Though first published in the 1970’s Bowles and Gintis’ clear-sighted statistical analysis is still relevant today in that it demonstrates how national “school reform” movements have always been dictated not by educators, like John Dewey, but by political and economic leaders. From Dale Carnegie to Bill Gates, the most powerful men in America have always focused their seemingly selfless philanthropy on creating schools that perpetuate the economic structures they own. They’d be stupid not to.
Ideas like learning, self-actualization and joy can happen, but only after students are indoctrinated into understanding “how society works.” And “how society works,” according to Bowles and Gintis, is that a large mass of docile unskilled workers surrender their natural initiative and creativity in exchange for creature comforts doled out through paychecks or government assistance, while only a wealthy elite enjoy autonomy and creativity in their work lives.
The idea that everyone can succeed in school and join the elite is illogical. But the idea that anyone can is the foundation of our schools. Presumably, those with the highest grades, best natural smarts, and hardest work ethic rise to the top and enter the elite.
This is not true. Statistically speaking, a child’s socio-economic status, not his academic performance or IQ quotient, is much more important in determining how far he or she will go in school and in society. Over the past fifty years, the number of people with high school degrees has doubled. Income distribution has stayed the same, or grown more unequal. Now and then a poor person might break out of the statistics and achieve real power, but despite everything we believe to be true about our nation and the power of education, the vast majority of Americans live more or less how their parents did.
What does this mean for someone, like me, who has staked his career on the hope that public education can alleviate society’s ills? Am I doing little more than easing young people into predetermined roles? Do I find satisfaction in the isolated success story?
My work with the Academy for the Love of Learning recently lead me to BALLE, the Business Alliance for Local Living Economies. It’s a fascinating group, supporting networks of local, sustainable economies around the country. I spoke with Executive Director Michelle Long, who was largely responsible for sparking and sustaining a massive local movement in Bellingham, WA, and was impressed by her vision of economies in which people are not employees and consumers, but active, creative contributors to localized, ecologically-minded businesses.
I find more promise in this movement than in Bowles and Gintis’ suggestion, which is that we move towards democratic socialism. For one, the local movement plays in much more readily to American ideology about independence, community and Main Street. Secondly, building local economies does not have to start in Washington, where the power of large corporations has proven insurmountable. Creating a local economy can happen from the ground up.
And teachers and students could play a significant role – and genuinely reform their schools in the process.

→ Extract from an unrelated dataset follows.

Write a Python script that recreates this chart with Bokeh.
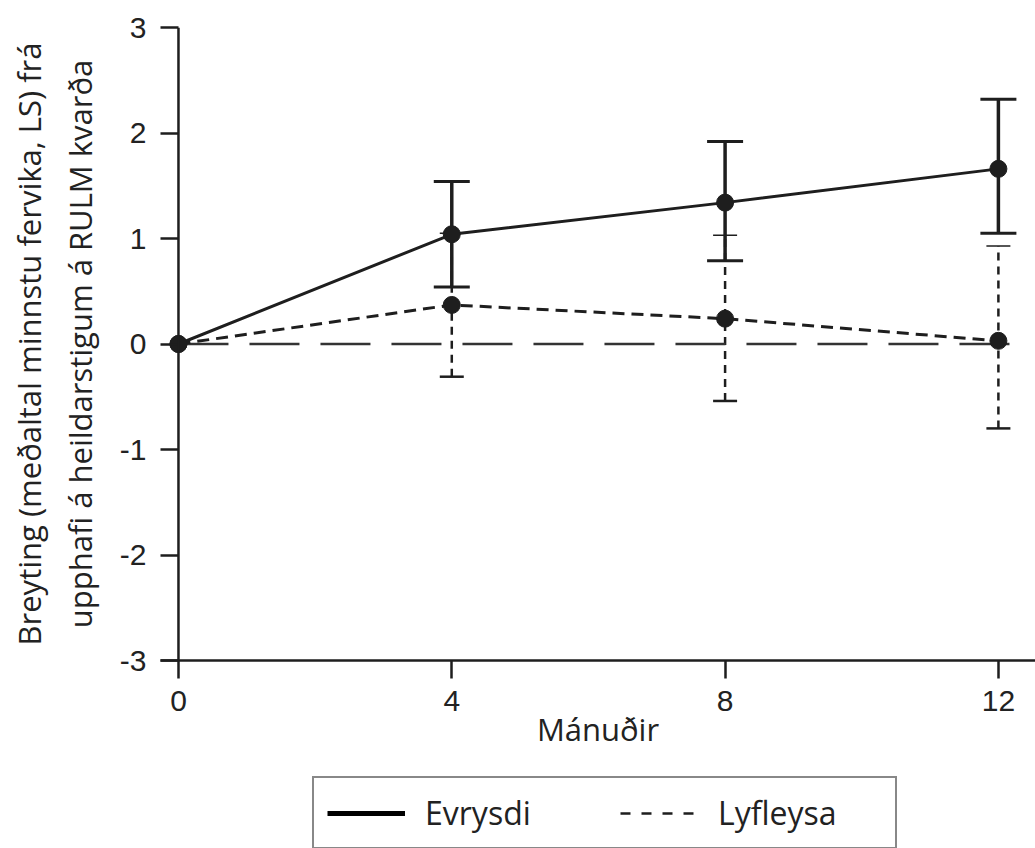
from bokeh.plotting import figure
from bokeh.layouts import column
from bokeh.models import Range1d, FixedTicker, Legend, LegendItem, ColumnDataSource, Whisker, TeeHead, Span
from bokeh.embed import file_html
from bokeh.resources import INLINE

# ---- data ----
months = [0, 4, 8, 12]
evrysdi_mean = [0.0, 1.04, 1.34, 1.66]
lyfleysa_mean = [0.0, 0.37, 0.24, 0.03]

err_months = [4, 8, 12]
evrysdi_lower = [0.54, 0.79, 1.05]
evrysdi_upper = [1.54, 1.92, 2.32]
lyfleysa_lower = [-0.31, -0.54, -0.80]
lyfleysa_upper = [1.05, 1.03, 0.93]

zero_x = [0, 12.28]
zero_y = [0, 0]

x_ticks = [0, 4, 8, 12]
y_ticks = [-3, -2, -1, 0, 1, 2, 3]
y_tick_labels = ["-3", "-2", "-1", "0", "1", "2", "3"]

y_title = "Breyting (meðaltal minnstu fervika, LS) frá\nupphafi á heildarstigum á RULM kvarða"
x_title = "Mánuðir"
series_names = ["Evrysdi", "Lyfleysa"]

INK = "#1e1e1e"
TITLE_FONT = "Open Sans"

p = figure(width=1035, height=770, output_backend="svg", toolbar_location=None,
           x_range=Range1d(-0.263, 12.543), y_range=Range1d(-3, 3),
           min_border_left=160, min_border_right=0, min_border_top=27, min_border_bottom=110)
p.outline_line_color = None
p.grid.visible = False
p.background_fill_color = "white"
p.border_fill_color = "white"

# zero reference line
p.line(zero_x, zero_y, line_color="#333333", line_width=2.5, line_dash="50 21")

# y axis line at month 0
p.add_layout(Span(location=0, dimension="height", line_color=INK, line_width=2.5))

# Lyfleysa
ly_src = ColumnDataSource(dict(x=err_months, lo=lyfleysa_lower, hi=lyfleysa_upper))
ly_w = Whisker(source=ly_src, base="x", lower="lo", upper="hi", dimension="height",
               line_color=INK, line_width=2.5, line_dash="8 6",
               lower_head=TeeHead(size=24, line_width=2.5, line_color=INK),
               upper_head=TeeHead(size=24, line_width=1.5, line_color=INK))
p.add_layout(ly_w)
p.line(months, lyfleysa_mean, line_color=INK, line_width=3, line_dash="12 7")
p.scatter(months, lyfleysa_mean, size=17, fill_color=INK, line_color=INK)

# Evrysdi
ev_src = ColumnDataSource(dict(x=err_months, lo=evrysdi_lower, hi=evrysdi_upper))
ev_w = Whisker(source=ev_src, base="x", lower="lo", upper="hi", dimension="height",
               line_color=INK, line_width=3.5,
               lower_head=TeeHead(size=36, line_width=3, line_color=INK),
               upper_head=TeeHead(size=36, line_width=3, line_color=INK))
p.add_layout(ev_w)
p.line(months, evrysdi_mean, line_color=INK, line_width=3)
p.scatter(months, evrysdi_mean, size=17, fill_color=INK, line_color=INK)

# axes
for ax in (p.xaxis, p.yaxis):
    ax.axis_line_color = INK
    ax.axis_line_width = 2.5
    ax.major_tick_line_color = INK
    ax.major_tick_line_width = 2.5
    ax.minor_tick_line_color = None
    ax.major_label_text_font = "Liberation Sans"
    ax.major_label_text_font_size = "30px"
    ax.major_label_text_color = "#222222"
    ax.axis_label_text_font = TITLE_FONT
    ax.axis_label_text_font_size = "31px"
    ax.axis_label_text_font_style = "normal"
    ax.axis_label_text_color = "#222222"
p.xaxis.major_tick_in = 0
p.xaxis.major_tick_out = 18
p.xaxis.major_label_standoff = 12
p.yaxis.axis_line_color = None
p.yaxis.major_tick_in = 18
p.yaxis.major_tick_out = 0
p.yaxis.major_label_standoff = 14
p.xaxis.ticker = FixedTicker(ticks=x_ticks)
p.yaxis.ticker = FixedTicker(ticks=y_ticks)
p.yaxis.major_label_overrides = {t: s for t, s in zip(y_ticks, y_tick_labels)}
p.xaxis.axis_label = x_title
p.yaxis.axis_label = y_title
p.xaxis.axis_label_standoff = -6
p.yaxis.axis_label_standoff = 16

# legend figure (data kept outside its visible range; only the legend shows)
lg = figure(width=1035, height=78, output_backend="svg", toolbar_location=None,
            x_range=Range1d(100, 101), y_range=Range1d(100, 101),
            x_axis_type=None, y_axis_type=None,
            min_border_left=0, min_border_right=0, min_border_top=0, min_border_bottom=0)
lg.outline_line_color = None
lg.grid.visible = False
ev_dummy = lg.line(months, evrysdi_mean, line_color="black", line_width=5)
ly_dummy = lg.line(months, lyfleysa_mean, line_color=INK, line_width=2.5, line_dash="10 11")
legend = Legend(items=[LegendItem(label=series_names[0], renderers=[ev_dummy]),
                       LegendItem(label=series_names[1], renderers=[ly_dummy])],
                orientation="horizontal", location=(152, -1), margin=0,
                padding=13, spacing=31, glyph_width=78, glyph_height=30,
                label_standoff=20, label_width=164,
                label_text_font=TITLE_FONT, label_text_font_size="32px",
                label_text_color="#222222",
                border_line_color="#111111", border_line_width=2.5,
                background_fill_color="white", background_fill_alpha=1.0)
lg.add_layout(legend, "center")

layout = column(p, lg, spacing=0)
open("out.html", "w").write(file_html(layout, INLINE))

The idea of getting kids out into the “real world” to learn from businesses and artists is in vogue, evidenced by a growth of mentorship programs, and innovative models like The Big Picture Organization, the Blue Ox School for Traditional Arts, and the High School for Recording Arts. Stepping beyond the old vocational education model (think shop class), these models build learning relationships between young people and real businesses outside of school. The kids are exposed to new skills, including how to talk to adults and interact in a professional culture, and the businesses have the satisfaction of knowing they are helping educate the next generation. The students still work on academic skills back in the classroom, ideally with more interest, as they know see how geometry can help them at their architecture internship, chemistry at the restaurant, history at the law office.
The next step for this model, which has resulted in high school graduation rates of over 90% at the Big Picture schools, would be to begin consciously partnering not with any willing business, but specifically with businesses that are active members of local economy networks. At school, students and teachers would explore economics on a theoretical level, and then in the community would help the businesses design, create and market goods or services that take into account the triple bottom line: turning a profit, providing dignified and creative labor for locals, and making responsible use of natural resources.
I can imagine two students at a small carpentry shop, designing and producing a folding chair made from local lumber. A team of students becoming genuine employer-owners of a cooperative coffee shop, exploring fair trade and how to market local products. Students working for a green builder, helping design energy efficient ways to heat.
I sounded this idea off on Michelle Long from BALLE. She thought it was great, but told me she had never really thought much about how schools could play a role in the building of local economies, just as I’d never thought much about the economy.
Time to start thinking outside our fields. Training children to succeed within current economic structures is not only a waste of time, if Bowles and Gintis are right, but it’s also the wrong thing to do. Teachers and students need to bust out of the classroom; share their energy, curiosity and imagination with forward-thinking small business owners; and focus their curriculum on how they can help build the sustainable, just economy we need.